MPs and the Text Pests: The Commons and the Campaign to Block the Spammers

It is sometimes bewildering to contemplate the technological advances made in just the last couple of decades and the impact which they have had on our work and our sense of well-being. Established businesses have been transformed for the better (and worse) and entirely new industries created by automation and software.

It is sometimes bewildering to contemplate the technological advances made in just the last couple of decades and the impact which they have had on our work and our sense of well-being.

Established businesses have been transformed for the better (and worse) and entirely new industries created by automation and software.

Progress has, one could argue, proven that those of our ancestors who argued that the world was flat were right, albeit not in the way which they had imagined.

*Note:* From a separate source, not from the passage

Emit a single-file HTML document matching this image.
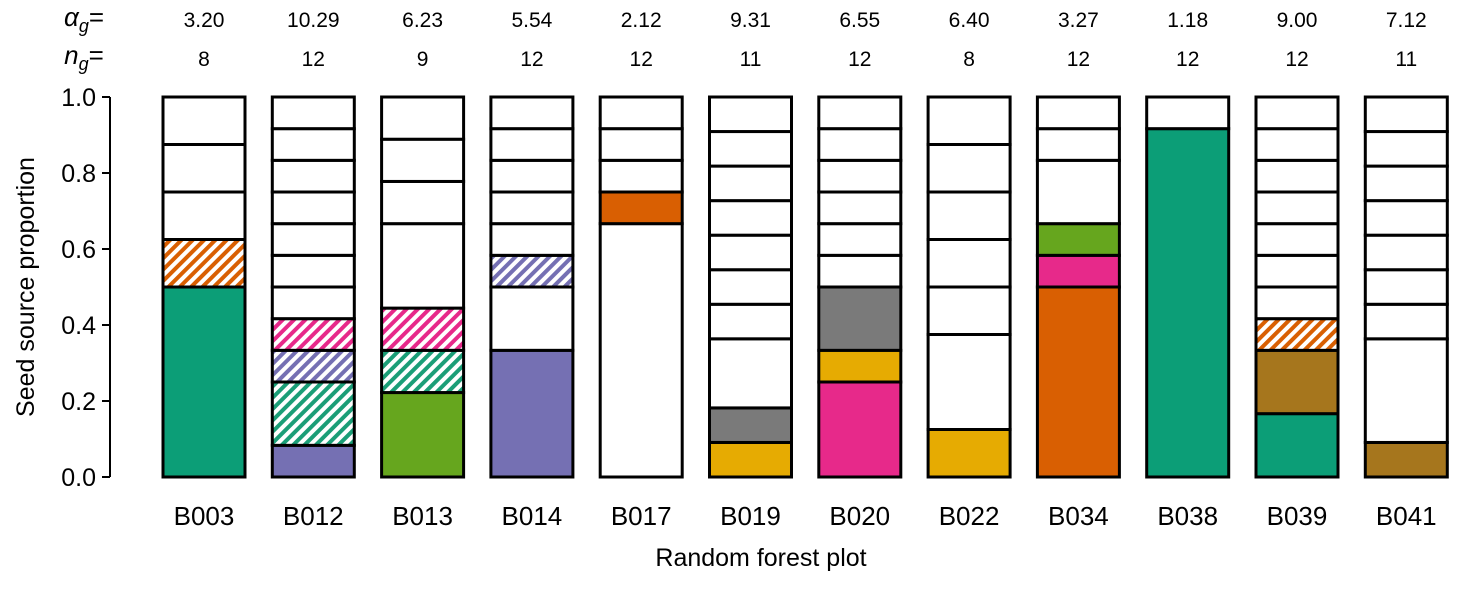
<!DOCTYPE html>
<html><head><meta charset="utf-8"><style>
body{margin:0;background:#fff}
svg text{font-family:"Liberation Sans",sans-serif;fill:#000}
</style></head><body>
<svg width="1474" height="586" viewBox="0 0 1474 586">
<defs>
<pattern id="h0" patternUnits="userSpaceOnUse" width="8" height="8" patternTransform="rotate(45)"><rect width="8" height="8" fill="#fff"/><rect width="4" height="8" fill="#1b9e77"/></pattern>
<pattern id="h1" patternUnits="userSpaceOnUse" width="8" height="8" patternTransform="rotate(45)"><rect width="8" height="8" fill="#fff"/><rect width="4" height="8" fill="#d95f02"/></pattern>
<pattern id="h2" patternUnits="userSpaceOnUse" width="8" height="8" patternTransform="rotate(45)"><rect width="8" height="8" fill="#fff"/><rect width="4" height="8" fill="#7570b3"/></pattern>
<pattern id="h3" patternUnits="userSpaceOnUse" width="8" height="8" patternTransform="rotate(45)"><rect width="8" height="8" fill="#fff"/><rect width="4" height="8" fill="#e7298a"/></pattern>
</defs>
<g id="plot"></g>
</svg>
<script>
const categories=["B003","B012","B013","B014","B017","B019","B020","B022","B034","B038","B039","B041"];
const alphaG=["3.20","10.29","6.23","5.54","2.12","9.31","6.55","6.40","3.27","1.18","9.00","7.12"];
const nG=[8,12,9,12,12,11,12,8,12,12,12,11];
// segments from bottom: [units of 1/n, colorKey]
const segments=[
 [[4,"T"],[1,"hO"],[1,"W"],[1,"W"],[1,"W"]],
 [[1,"P"],[2,"hT"],[1,"hP"],[1,"hK"],[1,"W"],[1,"W"],[1,"W"],[1,"W"],[1,"W"],[1,"W"],[1,"W"]],
 [[2,"G"],[1,"hT"],[1,"hK"],[2,"W"],[1,"W"],[1,"W"],[1,"W"]],
 [[4,"P"],[2,"W"],[1,"hP"],[1,"W"],[1,"W"],[1,"W"],[1,"W"],[1,"W"]],
 [[8,"W"],[1,"O"],[1,"W"],[1,"W"],[1,"W"]],
 [[1,"Y"],[1,"R"],[2,"W"],[1,"W"],[1,"W"],[1,"W"],[1,"W"],[1,"W"],[1,"W"],[1,"W"]],
 [[3,"K"],[1,"Y"],[2,"R"],[1,"W"],[1,"W"],[1,"W"],[1,"W"],[1,"W"],[1,"W"]],
 [[1,"Y"],[2,"W"],[1,"W"],[1,"W"],[1,"W"],[1,"W"],[1,"W"]],
 [[6,"O"],[1,"K"],[1,"G"],[2,"W"],[1,"W"],[1,"W"]],
 [[11,"T"],[1,"W"]],
 [[2,"T"],[2,"B"],[1,"hO"],[1,"W"],[1,"W"],[1,"W"],[1,"W"],[1,"W"],[1,"W"],[1,"W"]],
 [[1,"B"],[3,"W"],[1,"W"],[1,"W"],[1,"W"],[1,"W"],[1,"W"],[1,"W"],[1,"W"]]
];
const yTicks=["0.0","0.2","0.4","0.6","0.8","1.0"];
const colors={T:"#0c9e77",O:"#d95f02",P:"#7570b3",K:"#e7298a",G:"#66a61e",Y:"#e6ab02",B:"#a6761d",R:"#7a7a7a",W:"#fff",hT:"url(#h0)",hO:"url(#h1)",hP:"url(#h2)",hK:"url(#h3)"};
const NS="http://www.w3.org/2000/svg";
const g=document.getElementById("plot");
const y0=477,y1=97;
const yS=v=>y0-(y0-y1)*v;
const xS=i=>163+i*109.3;
const bw=82;
function mk(t,a,p){const e=document.createElementNS(NS,t);for(const k in a)e.setAttribute(k,a[k]);(p||g).appendChild(e);return e;}
const ax=mk("line",{x1:110,x2:110,y1:yS(0),y2:yS(1),stroke:"#000","stroke-width":2});


yTicks.forEach(t=>{const v=parseFloat(t);
 const l=mk("line",{x1:102,x2:110,y1:yS(v),y2:yS(v),stroke:"#000","stroke-width":2});
 
 
 const tx=mk("text",{x:96,y:yS(v)+9,"text-anchor":"end","font-size":25});tx.textContent=t;
 
 
});
const yt=mk("text",{x:0,y:0,"text-anchor":"middle","font-size":25,transform:"translate(34,287) rotate(-90)"});yt.textContent="Seed source proportion";


const xt=mk("text",{x:761,y:566,"text-anchor":"middle","font-size":25});xt.textContent="Random forest plot";


const ah=mk("text",{x:84,y:26,"font-size":26,"text-anchor":"middle","font-style":"italic"});ah.innerHTML='α<tspan font-size="18" dy="6">g</tspan><tspan dy="-6" font-style="normal">=</tspan>';


const nh=mk("text",{x:84,y:64,"font-size":26,"text-anchor":"middle","font-style":"italic"});nh.innerHTML='n<tspan font-size="18" dy="6">g</tspan><tspan dy="-6" font-style="normal">=</tspan>';


categories.forEach((c,i)=>{
 const x=xS(i),n=nG[i];
 const bg=mk("g",{});
 
 
 let acc=0;
 segments[i].forEach(s=>{
  const a=acc/n,b=(acc+s[0])/n;acc+=s[0];
  const r=mk("rect",{x:x,y:yS(b),width:bw,height:yS(a)-yS(b),fill:colors[s[1]],stroke:"#000","stroke-width":3},bg);
  
  
 });
 const lb=mk("text",{x:x+bw/2,y:525,"text-anchor":"middle","font-size":26});lb.textContent=c;
 
 
 const al=mk("text",{x:x+bw/2,y:27,"text-anchor":"middle","font-size":21});al.textContent=alphaG[i];
 
 
 const nl=mk("text",{x:x+bw/2,y:66,"text-anchor":"middle","font-size":21});nl.textContent=n;
 
 
});
</script>
</body></html>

In the space of 50 years, Marshall McLuhan's "global village" has been reduced in scale even further, putting a world of retail, information and instant digital relationships into devices small enough to fit in the palms of our hands.

We are, in short, more connected than we have ever been in our planet's history.

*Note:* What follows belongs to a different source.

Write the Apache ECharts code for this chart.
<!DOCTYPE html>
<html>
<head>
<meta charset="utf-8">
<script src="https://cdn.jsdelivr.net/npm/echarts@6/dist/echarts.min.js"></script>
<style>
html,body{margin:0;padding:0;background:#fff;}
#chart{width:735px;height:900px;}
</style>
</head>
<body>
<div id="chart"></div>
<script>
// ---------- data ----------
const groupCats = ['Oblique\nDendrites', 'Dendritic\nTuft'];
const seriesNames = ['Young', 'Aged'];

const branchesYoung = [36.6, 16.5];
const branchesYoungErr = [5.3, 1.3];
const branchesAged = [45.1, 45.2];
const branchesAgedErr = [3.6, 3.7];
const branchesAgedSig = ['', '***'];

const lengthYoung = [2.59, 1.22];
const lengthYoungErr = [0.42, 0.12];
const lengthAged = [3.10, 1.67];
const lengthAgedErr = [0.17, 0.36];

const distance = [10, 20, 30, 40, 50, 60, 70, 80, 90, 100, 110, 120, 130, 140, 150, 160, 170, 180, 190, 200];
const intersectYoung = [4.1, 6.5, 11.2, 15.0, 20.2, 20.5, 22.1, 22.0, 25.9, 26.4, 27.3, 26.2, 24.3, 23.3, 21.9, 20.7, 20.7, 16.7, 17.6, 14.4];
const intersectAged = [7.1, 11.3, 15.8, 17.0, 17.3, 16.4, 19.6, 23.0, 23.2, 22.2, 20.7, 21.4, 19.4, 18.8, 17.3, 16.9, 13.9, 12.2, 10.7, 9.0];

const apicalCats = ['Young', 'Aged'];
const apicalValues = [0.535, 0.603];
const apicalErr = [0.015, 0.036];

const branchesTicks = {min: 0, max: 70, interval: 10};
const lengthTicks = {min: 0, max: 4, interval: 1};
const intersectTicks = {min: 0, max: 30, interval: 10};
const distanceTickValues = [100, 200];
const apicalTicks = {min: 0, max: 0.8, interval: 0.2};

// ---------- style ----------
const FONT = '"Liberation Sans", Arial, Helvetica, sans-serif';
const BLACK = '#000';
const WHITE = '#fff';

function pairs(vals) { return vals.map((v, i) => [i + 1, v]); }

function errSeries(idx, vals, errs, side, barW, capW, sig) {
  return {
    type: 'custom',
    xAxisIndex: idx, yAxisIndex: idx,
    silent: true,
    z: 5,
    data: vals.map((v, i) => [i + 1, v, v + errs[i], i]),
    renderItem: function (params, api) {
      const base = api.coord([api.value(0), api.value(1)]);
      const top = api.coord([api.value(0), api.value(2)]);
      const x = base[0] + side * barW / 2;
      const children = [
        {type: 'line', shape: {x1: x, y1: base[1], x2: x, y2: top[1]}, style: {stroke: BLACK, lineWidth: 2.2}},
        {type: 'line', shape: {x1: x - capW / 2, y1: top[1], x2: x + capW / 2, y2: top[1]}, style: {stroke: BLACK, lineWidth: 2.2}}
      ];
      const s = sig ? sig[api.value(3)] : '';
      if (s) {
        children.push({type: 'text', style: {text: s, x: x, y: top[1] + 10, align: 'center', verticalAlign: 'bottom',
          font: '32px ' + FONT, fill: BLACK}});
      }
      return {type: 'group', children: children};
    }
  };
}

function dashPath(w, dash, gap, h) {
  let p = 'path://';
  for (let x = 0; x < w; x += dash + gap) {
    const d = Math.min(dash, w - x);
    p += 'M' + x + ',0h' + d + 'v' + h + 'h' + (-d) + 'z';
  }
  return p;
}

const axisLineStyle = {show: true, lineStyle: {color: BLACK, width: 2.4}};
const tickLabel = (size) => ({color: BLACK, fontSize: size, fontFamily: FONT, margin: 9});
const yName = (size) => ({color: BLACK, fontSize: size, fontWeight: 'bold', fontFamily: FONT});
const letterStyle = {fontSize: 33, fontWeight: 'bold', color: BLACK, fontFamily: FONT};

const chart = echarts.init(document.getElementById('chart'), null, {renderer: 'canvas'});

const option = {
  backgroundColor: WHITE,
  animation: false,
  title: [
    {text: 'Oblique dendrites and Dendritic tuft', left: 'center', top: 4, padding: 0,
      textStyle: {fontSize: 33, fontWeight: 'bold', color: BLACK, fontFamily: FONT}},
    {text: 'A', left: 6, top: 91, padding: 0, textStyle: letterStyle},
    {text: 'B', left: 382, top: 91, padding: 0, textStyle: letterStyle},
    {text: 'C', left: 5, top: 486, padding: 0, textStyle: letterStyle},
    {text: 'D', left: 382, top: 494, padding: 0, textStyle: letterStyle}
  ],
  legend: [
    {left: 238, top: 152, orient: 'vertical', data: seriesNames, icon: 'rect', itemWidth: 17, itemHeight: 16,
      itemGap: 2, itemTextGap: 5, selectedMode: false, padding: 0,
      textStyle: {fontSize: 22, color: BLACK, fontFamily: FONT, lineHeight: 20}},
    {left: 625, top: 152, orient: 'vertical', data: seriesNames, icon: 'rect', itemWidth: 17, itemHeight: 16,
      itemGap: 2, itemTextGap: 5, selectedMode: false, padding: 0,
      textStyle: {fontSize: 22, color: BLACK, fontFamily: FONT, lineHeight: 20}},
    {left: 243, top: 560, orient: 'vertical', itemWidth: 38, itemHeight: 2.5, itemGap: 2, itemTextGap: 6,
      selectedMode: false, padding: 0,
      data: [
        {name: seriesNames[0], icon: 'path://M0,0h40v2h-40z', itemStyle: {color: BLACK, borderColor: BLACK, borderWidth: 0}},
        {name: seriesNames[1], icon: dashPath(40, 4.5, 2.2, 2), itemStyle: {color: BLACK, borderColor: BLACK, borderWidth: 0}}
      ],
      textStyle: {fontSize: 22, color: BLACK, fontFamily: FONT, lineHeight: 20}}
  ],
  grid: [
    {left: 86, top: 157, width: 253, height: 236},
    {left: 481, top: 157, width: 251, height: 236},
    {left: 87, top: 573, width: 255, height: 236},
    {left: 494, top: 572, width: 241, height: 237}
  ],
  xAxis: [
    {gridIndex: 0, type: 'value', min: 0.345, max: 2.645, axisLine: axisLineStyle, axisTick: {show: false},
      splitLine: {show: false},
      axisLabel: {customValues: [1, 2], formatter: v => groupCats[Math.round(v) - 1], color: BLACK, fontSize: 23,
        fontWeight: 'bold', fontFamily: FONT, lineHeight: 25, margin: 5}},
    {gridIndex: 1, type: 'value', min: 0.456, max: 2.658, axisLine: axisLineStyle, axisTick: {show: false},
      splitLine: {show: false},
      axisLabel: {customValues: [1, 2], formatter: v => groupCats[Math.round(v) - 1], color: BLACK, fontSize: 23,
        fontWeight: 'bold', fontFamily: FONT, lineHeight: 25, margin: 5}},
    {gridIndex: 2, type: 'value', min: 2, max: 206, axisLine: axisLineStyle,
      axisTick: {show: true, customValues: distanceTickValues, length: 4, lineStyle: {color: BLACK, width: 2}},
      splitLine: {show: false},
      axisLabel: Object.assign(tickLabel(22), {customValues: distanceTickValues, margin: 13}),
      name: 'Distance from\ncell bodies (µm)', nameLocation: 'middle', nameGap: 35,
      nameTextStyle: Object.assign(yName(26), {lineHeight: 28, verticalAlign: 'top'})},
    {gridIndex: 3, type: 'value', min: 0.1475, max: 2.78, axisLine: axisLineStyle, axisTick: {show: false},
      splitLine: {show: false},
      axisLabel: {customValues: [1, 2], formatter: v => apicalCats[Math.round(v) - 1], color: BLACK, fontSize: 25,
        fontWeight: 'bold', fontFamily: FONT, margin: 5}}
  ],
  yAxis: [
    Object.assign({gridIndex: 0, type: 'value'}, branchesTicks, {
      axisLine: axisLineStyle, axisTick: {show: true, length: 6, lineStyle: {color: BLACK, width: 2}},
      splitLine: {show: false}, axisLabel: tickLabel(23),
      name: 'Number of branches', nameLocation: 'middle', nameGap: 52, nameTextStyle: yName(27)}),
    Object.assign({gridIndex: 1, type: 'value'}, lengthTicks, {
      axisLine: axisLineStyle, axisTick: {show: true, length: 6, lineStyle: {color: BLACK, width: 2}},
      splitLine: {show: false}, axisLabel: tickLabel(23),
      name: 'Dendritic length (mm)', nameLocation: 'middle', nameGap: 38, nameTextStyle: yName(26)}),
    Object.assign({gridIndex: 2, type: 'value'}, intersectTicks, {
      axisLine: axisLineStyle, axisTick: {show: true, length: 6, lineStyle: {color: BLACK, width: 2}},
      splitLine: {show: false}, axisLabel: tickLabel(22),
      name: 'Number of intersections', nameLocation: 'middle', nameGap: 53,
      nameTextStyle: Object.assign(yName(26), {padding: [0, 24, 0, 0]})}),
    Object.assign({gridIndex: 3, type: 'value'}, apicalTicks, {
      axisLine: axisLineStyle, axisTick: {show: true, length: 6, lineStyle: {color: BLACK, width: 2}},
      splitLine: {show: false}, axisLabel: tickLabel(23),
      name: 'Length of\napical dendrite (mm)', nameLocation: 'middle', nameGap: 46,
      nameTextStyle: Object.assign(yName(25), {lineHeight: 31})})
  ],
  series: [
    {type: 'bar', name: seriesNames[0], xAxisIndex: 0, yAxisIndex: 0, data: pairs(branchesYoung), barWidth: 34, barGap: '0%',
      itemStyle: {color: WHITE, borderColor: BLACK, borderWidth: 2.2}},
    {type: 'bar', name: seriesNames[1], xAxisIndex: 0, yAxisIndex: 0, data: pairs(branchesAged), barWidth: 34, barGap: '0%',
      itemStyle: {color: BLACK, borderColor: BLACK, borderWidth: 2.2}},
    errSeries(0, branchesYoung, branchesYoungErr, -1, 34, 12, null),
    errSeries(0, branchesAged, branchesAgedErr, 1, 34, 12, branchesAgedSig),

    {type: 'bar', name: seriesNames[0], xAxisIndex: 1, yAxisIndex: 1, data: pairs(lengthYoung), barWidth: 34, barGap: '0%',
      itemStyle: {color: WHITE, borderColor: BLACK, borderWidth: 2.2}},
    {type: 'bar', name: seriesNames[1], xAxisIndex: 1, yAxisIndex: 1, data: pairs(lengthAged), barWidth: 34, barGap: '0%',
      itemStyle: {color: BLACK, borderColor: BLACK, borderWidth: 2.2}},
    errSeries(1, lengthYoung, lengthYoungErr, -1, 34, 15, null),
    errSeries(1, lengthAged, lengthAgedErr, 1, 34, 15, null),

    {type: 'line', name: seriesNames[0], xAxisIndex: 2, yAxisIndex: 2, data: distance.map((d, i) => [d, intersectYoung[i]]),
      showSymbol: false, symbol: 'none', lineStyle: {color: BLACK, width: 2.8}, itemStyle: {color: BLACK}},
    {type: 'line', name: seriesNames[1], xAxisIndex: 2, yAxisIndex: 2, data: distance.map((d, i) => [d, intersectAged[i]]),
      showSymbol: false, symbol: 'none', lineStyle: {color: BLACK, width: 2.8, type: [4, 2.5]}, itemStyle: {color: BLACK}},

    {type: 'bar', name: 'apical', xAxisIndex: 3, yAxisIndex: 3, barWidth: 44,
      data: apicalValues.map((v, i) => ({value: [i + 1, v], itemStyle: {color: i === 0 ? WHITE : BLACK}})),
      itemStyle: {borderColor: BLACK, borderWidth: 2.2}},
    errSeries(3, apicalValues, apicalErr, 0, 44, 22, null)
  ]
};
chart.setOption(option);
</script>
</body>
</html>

However, some believe that we are too connected and, therefore, easier prey for those intending to use tablets, laptops, smartphones and landlines for illicit gains.

A survey conducted on behalf of the Direct Marketing Association (DMA) concluded that UK mobile users get 8.7 million nuisance text messages every single day.

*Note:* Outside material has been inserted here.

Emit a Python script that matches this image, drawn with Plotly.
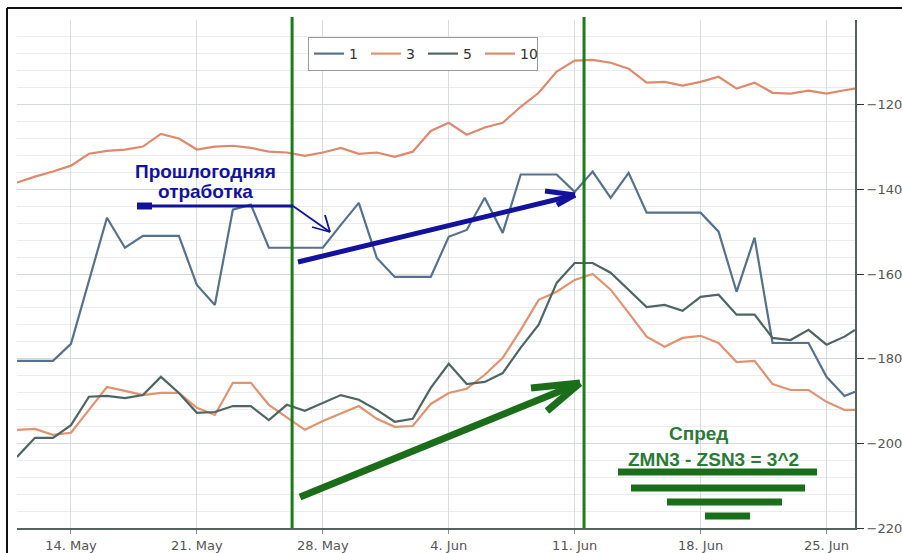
import pandas as pd
import plotly.graph_objects as go

# ---------------- data ----------------
dates = list(pd.date_range("2013-05-11", "2013-06-26", freq="D").strftime("%Y-%m-%d")) + ["2013-06-26 14:00"]

s1 = [-180.5, -180.5, -180.5, -176.5, -161.4, -146.7, -153.8, -151.0, -151.0, -151.0,
      -162.6, -167.3, -144.8, -143.6, -153.8, -153.8, -153.8, -153.8, -148.4, -143.2,
      -156.2, -160.7, -160.7, -160.7, -151.2, -149.6, -142.0, -150.3, -136.5, -136.5,
      -136.5, -140.6, -135.8, -142.0, -136.1, -145.5, -145.5, -145.5, -145.5, -150.0,
      -164.2, -151.4, -176.3, -176.3, -176.3, -184.3, -188.8, -187.8]

s3 = [-196.8, -196.6, -198.0, -197.5, -192.1, -186.7, -187.6, -188.6, -188.1, -188.1,
      -191.6, -193.3, -185.7, -185.7, -190.9, -193.8, -196.8, -194.7, -193.0, -191.2,
      -194.2, -196.1, -195.9, -190.7, -188.1, -187.1, -183.8, -179.8, -173.2, -166.1,
      -164.2, -161.4, -160.0, -163.7, -169.2, -174.8, -177.2, -175.1, -174.6, -176.3,
      -180.8, -180.5, -186.0, -187.4, -187.4, -190.2, -192.1, -192.1]

s5 = [-203.2, -198.7, -198.7, -195.7, -189.0, -188.8, -189.3, -188.6, -184.3, -188.1,
      -192.8, -192.6, -191.2, -191.2, -194.5, -190.9, -192.3, -190.4, -188.6, -189.7,
      -192.1, -194.9, -194.2, -186.9, -181.2, -186.0, -185.5, -183.4, -177.4, -172.0,
      -162.1, -157.4, -157.4, -159.7, -163.7, -167.8, -167.3, -168.7, -165.4, -164.9,
      -169.6, -169.6, -175.1, -175.6, -173.2, -176.7, -174.8, -173.2]

s10 = [-138.4, -137.0, -135.8, -134.4, -131.6, -130.9, -130.6, -129.9, -126.9, -128.0,
       -130.6, -129.9, -129.7, -130.2, -131.1, -131.3, -132.1, -131.3, -130.2, -131.6,
       -131.3, -132.3, -131.1, -126.2, -124.3, -127.1, -125.4, -124.3, -120.5, -117.2,
       -112.2, -109.6, -109.4, -110.1, -111.5, -114.8, -114.6, -115.5, -114.6, -113.4,
       -116.2, -114.8, -117.2, -117.4, -116.7, -117.4, -116.6, -116.2]

series_names = ["1", "3", "5", "10"]
series_values = [s1, s3, s5, s10]
series_colors = ["#56718c", "#e0936f", "#4e6662", "#dd8a6c"]

y_ticks = [-220, -200, -180, -160, -140, -120]
marker_dates = ["2013-05-26 07:00", "2013-06-11 12:30"]

# ---------------- layout geometry ----------------
W, H = 902, 553
PL, PT, PR, PB = 17, 20, 855, 528
PW, PH = PR - PL, PB - PT


def P(x, y):
    return (x - PL) / PW, 1 - (y - PT) / PH


fig = go.Figure()
for name, vals, col in zip(series_names, series_values, series_colors):
    fig.add_trace(go.Scatter(x=dates, y=vals, name=name, mode="lines",
                             line=dict(color=col, width=2.2)))

shapes = []


def seg(x0, y0, x1, y1, color, width):
    a, b = P(x0, y0)
    c, d = P(x1, y1)
    shapes.append(dict(type="line", xref="paper", yref="paper", x0=a, y0=b, x1=c, y1=d,
                       line=dict(color=color, width=width)))


# outer frame
seg(7, 8, 905, 8, "#111111", 2)
seg(7, 8, 7, 556, "#111111", 2)

# green vertical markers
for md in marker_dates:
    shapes.append(dict(type="line", xref="x", yref="paper", x0=md, x1=md, y0=0, y1=1.006,
                       line=dict(color="#1c7c1c", width=3)))

BLUE = "#12129c"
GREEN = "#1a6e1a"
# blue "last year" pointer
seg(137, 206, 293, 206, BLUE, 3)
seg(137, 206, 152, 206, BLUE, 7)
seg(293, 206, 330, 232, BLUE, 1.8)
seg(330, 232, 325, 215, BLUE, 1.8)
seg(330, 232, 312, 227, BLUE, 1.8)
# blue thick arrow
seg(298, 262, 575, 195, BLUE, 5)
seg(575, 195, 545, 191, BLUE, 5)
seg(575, 195, 557, 205, BLUE, 5)
# green thick arrow
seg(300, 497, 580, 383, GREEN, 7)
seg(580, 383, 531, 388, GREEN, 7)
seg(580, 383, 547, 411, GREEN, 7)
# green bars
seg(618, 472, 817, 472, GREEN, 7)
seg(631, 488, 805, 488, GREEN, 7)
seg(667, 502, 782, 502, GREEN, 7)
seg(705, 516, 750, 516, GREEN, 7)

annotations = []


def txt(x, y, s, color, size=19):
    a, b = P(x, y)
    annotations.append(dict(xref="paper", yref="paper", x=a, y=b, text=s, showarrow=False,
                            xanchor="center", yanchor="middle",
                            font=dict(family="Liberation Sans, Arial", size=size, color=color)))


txt(205, 171, "<b>Прошлогодняя</b>", BLUE)
txt(205, 191, "<b>отработка</b>", BLUE)
txt(698, 433, "<b>Спред</b>", "#2a7a38")
txt(713, 459, "<b>ZMN3 - ZSN3 = 3^2</b>", "#2a7a38")

lx, ly = P(308, 37)
fig.update_layout(
    width=W, height=H,
    margin=dict(l=PL, r=W - PR, t=PT, b=H - PB, autoexpand=False),
    paper_bgcolor="white", plot_bgcolor="white",
    font=dict(family="DejaVu Sans", color="#555555", size=12),
    shapes=shapes, annotations=annotations,
    showlegend=True,
    legend=dict(orientation="h", x=lx, y=ly, xanchor="left", yanchor="top",
                bgcolor="white", bordercolor="#9a9a9a", borderwidth=1,
                font=dict(family="DejaVu Sans", size=14, color="#333333"),
                entrywidth=12, entrywidthmode="pixels", itemwidth=30),
    xaxis=dict(type="date", range=[dates[0], dates[-1]], automargin=False,
               tick0="2013-05-14", dtick=7 * 86400000, tickformat="%-d. %b",
               showgrid=True, gridcolor="#d9dde3", gridwidth=1,
               showline=True, linecolor="#55625f", linewidth=2,
               ticks="outside", ticklen=4, tickcolor="#8a9090",
               tickfont=dict(family="DejaVu Sans", size=13, color="#555555"),
               zeroline=False),
    yaxis=dict(side="right", range=[-220, -100], tickmode="array", tickvals=y_ticks,
               automargin=False,
               showgrid=True, gridcolor="#d6d9dc", gridwidth=1,
               minor=dict(tick0=-220, dtick=4, showgrid=True, gridcolor="#ececec", gridwidth=1),
               showline=True, linecolor="#55625f", linewidth=2,
               ticks="outside", ticklen=7, tickcolor="#333333",
               tickfont=dict(family="DejaVu Sans", size=13, color="#555555"),
               zeroline=False),
)

fig.write_html("out.html", config={"displayModeBar": False},
               post_script="document.body.style.margin='0';document.body.style.overflow='hidden';")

Meanwhile, the consumers' association, Which?, estimates that almost 10 per cent of people receive more than 50 cold calls from marketing companies a month.

There have been some successes against the text pests and nuisance callers. Two directors of one spamming company were fined £440,000 last November. In May, there was a series of arrests made to thwart a surge in so-called pension liberation schemes.

The fact that such triumphs are relatively isolated is not for the lack of effort on the part of the Information Commissioner's Office - the UK's guardian of data protection. As research has shown, there is just so much spam and cold-calling that it's difficult to know how to tackle it all.

It would appear, though, that momentum is building for a more comprehensive attack on illicit marketeers. The legitimate marketing industry is being urged to do more to tackle the problem, while MPs are set to take a significant step forwards in the coming months to formalising their approach to the issue.

The Culture, Media and Sport Select Committee has just begun the process of taking evidence regarding the problem and possible solutions to it.

Its sessions are going to be followed by similar meetings of an All-Party Group established by the LibDem MP Mike Crockart, a keen advocate of tough measures to weed out the spam.

It is perhaps appropriate that I declare an interest at this point. Pinesoft has developed a system called the Mobile Preference Service which, unlike other initiatives, doesn't just provide an idea of the volume of spam texts inundating consumers but can actually prevent them being received in the first place.

Given that background, we are among those who have been invited to meet Under-Secretary of State, Ed Vaizey, in early October in order to outline the practical measures at hand.

Mr Vaizey is not detached from the problem. He has previously admitted the issue of unsolicited calls and texts accounts for the biggest single topic of complain in his constituency postbag.

To all that activity can be added the Second Reading in November of a Private Member's Bill put forward by Mr Crockart and designed to beef up the powers of the authorities to combat abuses.

This autumn, then, represents a significant opportunity to protect consumers and, by doing so, protect also the reputations of those marketeers who don't break the rules.

To fully capitalise on it, there needs to be the will to put universal solutions in place.

Only then can we be sure that our connectivity really does become a convenience rather than a constant source of aggravation.